AVENUE

The Dirty Little Heaters

Prolific musician with a dynamite voice returns.

By Brian Tucker

With Reese McHenry, calling her a powerhouse singer is an understatement, and not just because of the fire and fury unleashed on loud material. On lighter fare it’s an equal arsenal, different weaponry.

Her band The Dirty Little Heaters perform Saturday at Reggie’s 42nd Street Tavern.

They don’t play often, but McHenry stays busy. The Heaters began as a duo in 2005 (and grew) and McHenry has been in different projects since – The Second Wife (2015’s Tourist) recording 2017’s dynamic Bad Girl album with N.C.’s Spider Bags, and a new 45 this year.

“Working with Spider Bags was pretty top-of-the-list. Steve Olivia, Rock Forbes and Dan McGee are truly one of the biggest reasons I am making music now. Dan took it upon himself to make sure we did this record when I was deathly ill and unable to sing.”

She has plans for a rock opera based on the Michael Peterson trial called The Killer Owls of Durham and recently recorded with Triangle Area musician/engineer Missy Thangs (The Love Language). Next is working with Chapel Hill’s The Dynamite Brothers.

Throughout, her output has been a mix of gripping rock and roll (see the Heaters’ “Mexico Way”) and soulful balladry (see “Winter Song” from Tourist). At the heart is that incredible voice – achingly beautiful on country-tinged material (“Bad Girl”), hypnotic on the song “Rose of Monmouth County,” and pissed and vengeful on the Heaters’ releases.

reese mchenry

First up was a 2008 Heaters 7-inch whose songs grabbed (and scared) you with haunted, raw garage rock and vocals soaring beyond dark clouds. 2010’s Champions of Imperfection mixed psychedelic and grunge flavors into a garage/hard rock hybrid amassing thick, groove heavy sounds and McHenry’s witchy, dazzling voice that shares rare air with PJ Harvey and MLny Parsonz (Royal Thunder).
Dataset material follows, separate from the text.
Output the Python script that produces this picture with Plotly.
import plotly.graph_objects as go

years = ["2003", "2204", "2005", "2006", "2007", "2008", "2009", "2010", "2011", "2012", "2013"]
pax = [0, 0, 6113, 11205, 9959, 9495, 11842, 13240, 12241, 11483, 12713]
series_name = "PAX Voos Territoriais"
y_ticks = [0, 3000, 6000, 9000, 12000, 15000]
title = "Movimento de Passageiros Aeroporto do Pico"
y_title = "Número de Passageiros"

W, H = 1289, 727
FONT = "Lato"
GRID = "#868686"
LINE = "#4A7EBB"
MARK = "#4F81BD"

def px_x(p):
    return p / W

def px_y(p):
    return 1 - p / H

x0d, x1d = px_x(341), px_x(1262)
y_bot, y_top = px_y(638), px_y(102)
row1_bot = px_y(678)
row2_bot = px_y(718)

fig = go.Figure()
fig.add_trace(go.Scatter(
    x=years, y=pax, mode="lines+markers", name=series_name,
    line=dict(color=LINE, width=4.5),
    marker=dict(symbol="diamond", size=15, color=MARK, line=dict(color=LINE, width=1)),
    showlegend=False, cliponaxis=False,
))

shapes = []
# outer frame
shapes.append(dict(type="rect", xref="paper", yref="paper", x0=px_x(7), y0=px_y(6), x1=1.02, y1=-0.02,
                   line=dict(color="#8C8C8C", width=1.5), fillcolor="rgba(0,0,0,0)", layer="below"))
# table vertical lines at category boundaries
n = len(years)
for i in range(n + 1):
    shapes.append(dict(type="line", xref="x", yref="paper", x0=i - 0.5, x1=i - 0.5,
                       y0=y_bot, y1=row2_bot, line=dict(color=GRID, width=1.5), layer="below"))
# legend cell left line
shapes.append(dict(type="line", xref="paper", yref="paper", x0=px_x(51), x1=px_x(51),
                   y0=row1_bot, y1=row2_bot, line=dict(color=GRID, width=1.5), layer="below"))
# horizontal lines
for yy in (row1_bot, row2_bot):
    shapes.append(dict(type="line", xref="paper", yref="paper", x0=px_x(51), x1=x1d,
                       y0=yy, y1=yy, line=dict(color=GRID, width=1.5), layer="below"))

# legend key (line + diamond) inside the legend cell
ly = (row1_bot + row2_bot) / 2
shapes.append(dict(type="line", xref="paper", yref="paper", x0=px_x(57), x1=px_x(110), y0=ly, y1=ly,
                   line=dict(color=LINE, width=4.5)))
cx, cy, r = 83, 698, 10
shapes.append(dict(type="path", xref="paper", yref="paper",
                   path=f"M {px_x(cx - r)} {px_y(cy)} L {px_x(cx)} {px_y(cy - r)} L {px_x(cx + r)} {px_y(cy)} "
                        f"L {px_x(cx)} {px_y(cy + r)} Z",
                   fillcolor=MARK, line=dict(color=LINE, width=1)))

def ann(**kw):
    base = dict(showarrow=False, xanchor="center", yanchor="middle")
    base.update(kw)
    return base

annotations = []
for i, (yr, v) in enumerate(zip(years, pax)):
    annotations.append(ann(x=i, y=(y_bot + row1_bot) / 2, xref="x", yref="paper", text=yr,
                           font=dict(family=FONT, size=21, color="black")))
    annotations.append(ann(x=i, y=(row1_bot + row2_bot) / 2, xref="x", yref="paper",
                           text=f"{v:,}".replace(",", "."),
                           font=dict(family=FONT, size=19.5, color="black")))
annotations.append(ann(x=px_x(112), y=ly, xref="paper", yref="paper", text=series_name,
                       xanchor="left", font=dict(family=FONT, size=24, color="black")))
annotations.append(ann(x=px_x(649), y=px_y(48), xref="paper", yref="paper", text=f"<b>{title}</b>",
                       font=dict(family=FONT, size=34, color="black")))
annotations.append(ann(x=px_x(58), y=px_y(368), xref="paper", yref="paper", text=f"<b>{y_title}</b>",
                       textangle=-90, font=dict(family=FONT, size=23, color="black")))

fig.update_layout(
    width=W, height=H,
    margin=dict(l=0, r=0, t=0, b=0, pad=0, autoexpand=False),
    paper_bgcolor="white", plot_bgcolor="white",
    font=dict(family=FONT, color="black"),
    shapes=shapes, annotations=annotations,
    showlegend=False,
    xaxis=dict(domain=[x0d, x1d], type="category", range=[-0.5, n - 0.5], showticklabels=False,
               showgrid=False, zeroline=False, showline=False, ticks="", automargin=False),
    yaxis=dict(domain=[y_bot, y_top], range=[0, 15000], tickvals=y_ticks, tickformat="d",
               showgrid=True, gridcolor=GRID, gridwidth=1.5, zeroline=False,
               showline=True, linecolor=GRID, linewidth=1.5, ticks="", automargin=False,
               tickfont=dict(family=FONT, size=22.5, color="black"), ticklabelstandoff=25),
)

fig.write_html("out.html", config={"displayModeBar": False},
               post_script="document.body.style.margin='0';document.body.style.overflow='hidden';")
When McHenry sings “I believe in karma too” on “Untitled” it feels dangerous, and righteous. Surprisingly, her first time performing in front of an audience was in her early 20s.

“My earliest memory is singing “Twinkle, Twinkle, Little Star” in a crib,” McHenry said. “I honestly do not know how to play or sing less passionately. Because I couldn’t tell someone how to do it, I get protective of how and why I do it. I was in my first band at 21 and reliant upon (them) to write songs. I would have melodies and lyrics but no way to make actual music.”

Their guitar player, Josh Lind, taught her basic chords. She always thinks she hasn’t progressed but for listeners this is irrelevant. Her scorching, sometimes buzz-sawing guitar is effective, both as a tight ride and reliable for its emotional punch.

“I use the guitar as a vehicle for murdering people with my feelings – not to shred, or even pick,” McHenry says. “Advancement is a funny thing – when I play early Heaters songs, I have to think back to when I was a fast, down stroke player – to make the song right and now it just wears me out.”

Across her albums you feel sincerity waged, and the power it delivers, something reassured after learning she “listened to Ratt yesterday and Snail Mail right after.” But adding, “Often my songs are just stories” it’s hard to settle with that word ‘just’ in her saying that. 

“But I really feel things and that shows. I think of songwriting as a hug – if you make the decision to do it, just do it. Don’t half ass it.” 

 

Additional Q & A

What type of record you’re working on now?  A new project, or a follow-up record? 

I just recorded twelve songs at Fidelitorium with the incomparable Missy Thangs (Missy Mueller) and will be releasing those as singles as I can afford to get them mixed and mastered. The band from now until an undetermined time will just be called Reese McHenry. I also still have over 100 songs finished to record.

Has your voice always had that thunderous passion?

I honestly do not know how to play or sing less passionately, and because I couldn’t tell someone how to do it, I get protective of how and why I do it. Its one thing I try never to think about. I don’t think of writing anything specific, and often my songs are just stories, but I really feel things and that shows.

I think of songwriting as a hug – if you make the decision to do it, just do it then. Don’t half ass it. I find that people like the power in my voice. I like to talk to people about music, so if they’re interested in my voice, they’re interested in music, and we have something in common.

“Tourist” is a barn burner. Your vocals echoes 80s rock. 

People say it sounds like the theme song to The Office. I hear it now, but I hadn’t heard that song when I wrote “Tourist.” I wrote that song when I strongly felt like everyone else had their shit together and I could not get my life working right. Now I see that everyone feels that way, at times, like an imposter. It’s really a song about trying to squash needless worry.